Gumersky et al. uses a gas-forming solution containing water and a mixture of low concentrated acid and low concentrated surfactant and polymer. The solution forms a stable foam and while penetrating through barrier-blocking high permeable layers and into low permeable layers, the gas-forming solution shows visco-elastic properties and displaces oil from them. This method improved water flooding efficiency by 20-30% and the ultimate oil recovery improved marginally by 3-5% compared to traditional water flooding [Gumersky, K., Dzhafarov, I. S., Shakhverdiev, A. K. and Mamedov, Yu. G. 2000. In-Situ Generation of Carbon Dioxide: New Way to Increase Oil Recovery. Paper SPE 65170-MS presented at SPE European Petroleum Conference, Paris, France, 24-25 Oct. 2000—incorporated herein by reference in its entirety].
Shiau et al. heat ammonium carbamate above 85° C. to produce CO2 which reduced oil viscosity and this ammonium carbamate when used with surfactant polymer chemical flood and an enhanced oil recovery of 9.7% was recorded [Shiau, B. J. B., Hsu, T.-P., Roberts, B. L., & Harwell, J. H. 2010. Improved Chemical Flood Efficiency by In Situ CO2 Generation. Paper SPE 129893-MS presented at the SPE Improved Oil Recovery Symposium, 24-28 April, Tulsa, Okla., USA—incorporated herein by reference in its entirety].
Xiaofei et al. generate in situ CO2 using active acid, polymer, and surfactant to solve the problem of reservoir heterogeneity and high water to oil viscosity ratio which results in monolayer and monodirectional flow. CO2 flooding reduced injection pressure and effectively plugged channeling between injection-production wells. Their system increased the swept volume, increased oil, and decreased water cut [Xiaofei J., Kuiqian M., Yingxian L., Bin L., Jing, Z., and Yanlai L. 2013. Enhanced Heavy Oil Recovery by In-Situ Carbon Dioxide Generation and Application in China Offshore Oilfield. Paper SPE 165215 presented at The SPE Enhanced Oil Recovery Conference held in Kuala Lumpur, Malaysia, 2-4 Jul. 2013—incorporated herein by reference in its entirety].
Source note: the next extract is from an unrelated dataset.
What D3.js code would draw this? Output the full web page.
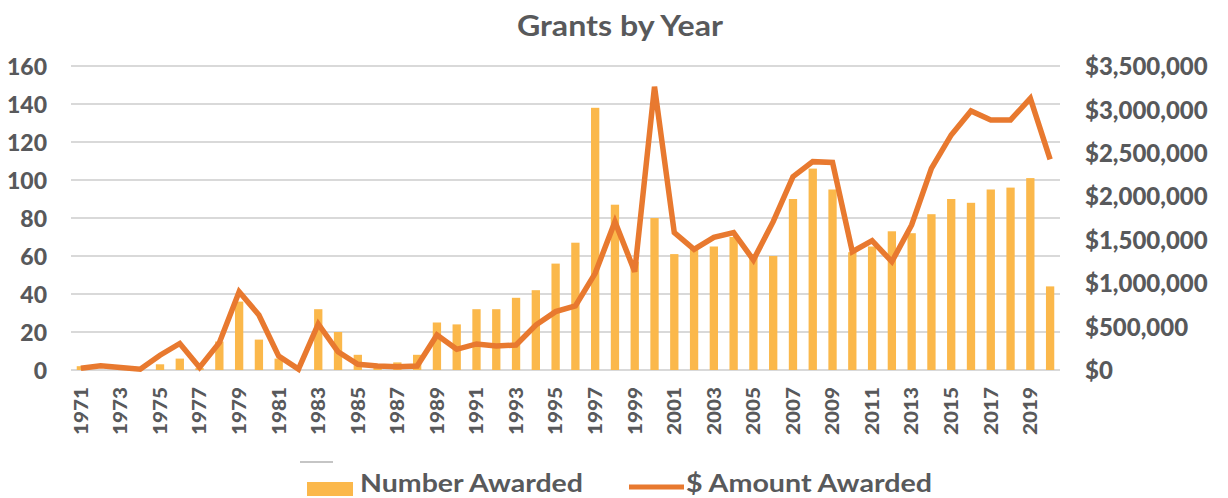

U.S. Pat. No. 8,616,294 describes an apparatus for generating carbon dioxide gas in situ at an oil site for use in enhanced oil recovery (EOR). The apparatus includes a steam generator adapted to boil and superheat water to generate a source of superheated steam, as well as a source of essentially pure oxygen. The apparatus also includes a steam reformer adapted to allow the reaction of a carbonaceous material with the superheated steam and the pure oxygen, in an absence of air, to generate a driver gas comprising primarily carbon dioxide gas and hydrogen gas.
US 2014/0231080A1 describes use of acid and sodium bicarbonate to generate CO2 in the wellbore itself but not the reservoir. The CO2 that is generated in situ will increase the pressure inside the wellbore to lift the oil from the bore.
In view of the above, there remains an apparent need for in situ CO2 generation systems and methods that can reach deep into oil reservoir and sustain the actual reservoir conditions. The present disclosure aims to provide a method having a different approach towards in situ generation of CO2 in carbonate and sandstone reservoirs.